Precisely at the moment when all savers and pensioners are most severely affected by the complete depreciation of the notes, and when the government’s entire financial and economic policy must undergo a radical transformation, as a result of being denied access to the printing press, technical difficulties will emerge in conducting trade and making payments. It will become immediately obvious that these difficulties must seriously aggravate the unrest of the people. Still, there is no point in describing the specific details of such a catastrophe. They should only be referred to in order to show that inflation is not a policy that can be carried on forever. The printing presses must be shut down in time, because a dreadful catastrophe awaits if their operations go on to the end. No one can say how far we still are from such a finish.
It is immaterial whether the continuation of inflation is considered desirable or merely not harmful. It is immaterial whether inflation is looked on as an evil, although perhaps a lesser evil in view of other possibilities. Inflation can be pursued only so long as the public still does not believe it will continue. Once the people generally realize that the inflation will be continued on and on and that the value of the monetary unit will decline more and more, then the fate of the money is sealed. Only the belief, that the inflation will come to a stop, maintains the value of the notes.

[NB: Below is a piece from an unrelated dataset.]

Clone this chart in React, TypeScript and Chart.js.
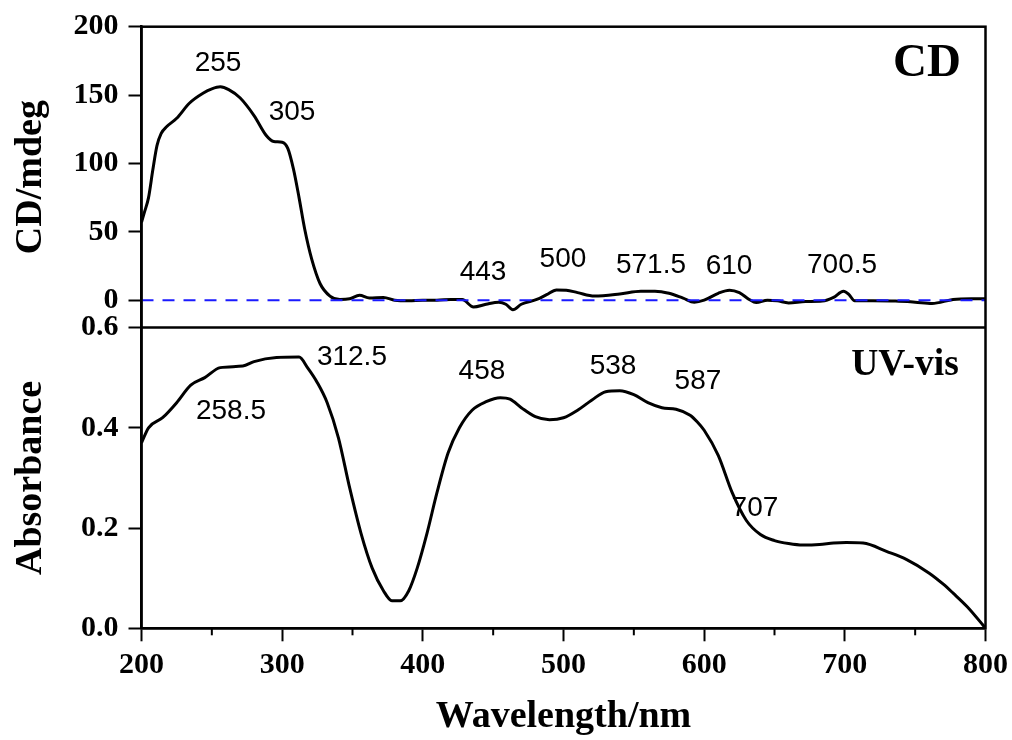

The Emancipation of Monetary Value from the Influence of Government
1. Stop Presses and Credit Expansion
The first condition of any monetary reform is to halt the printing presses. Germany must refrain from financing government deficits by issuing notes, directly or indirectly. The Reichsbank [Germany’s central bank from 1875 until shortly after World War II] must not further expand its notes in circulation. Reichsbank deposits should be opened and increased, only upon the transfer of already existing Reichsbank accounts, or in exchange for payment in notes, or other domestic or foreign money. The Reichsbank should grant credits only to the extent that funds are available—from its own reserves and from other resources put at its disposal by creditors. It should not create credit to increase the amount of its notes, not covered by gold or foreign money, or to raise the sum of its outstanding liabilities. Should it release any gold or foreign money from its reserves, then it must reduce to that same extent the circulation of its notes or the use of its obligations in transfers.1
Absolutely no evasions of these conditions should be tolerated. However, it might be possible to permit a limited increase—for two or three weeks at a time—only to facilitate clearings at the end of quarters, especially at the close of September and December. This additional circulation credit introduced into the economy, above the otherwise strictly-adhered-to limits, should be statistically moderate and generally precisely prescribed by law.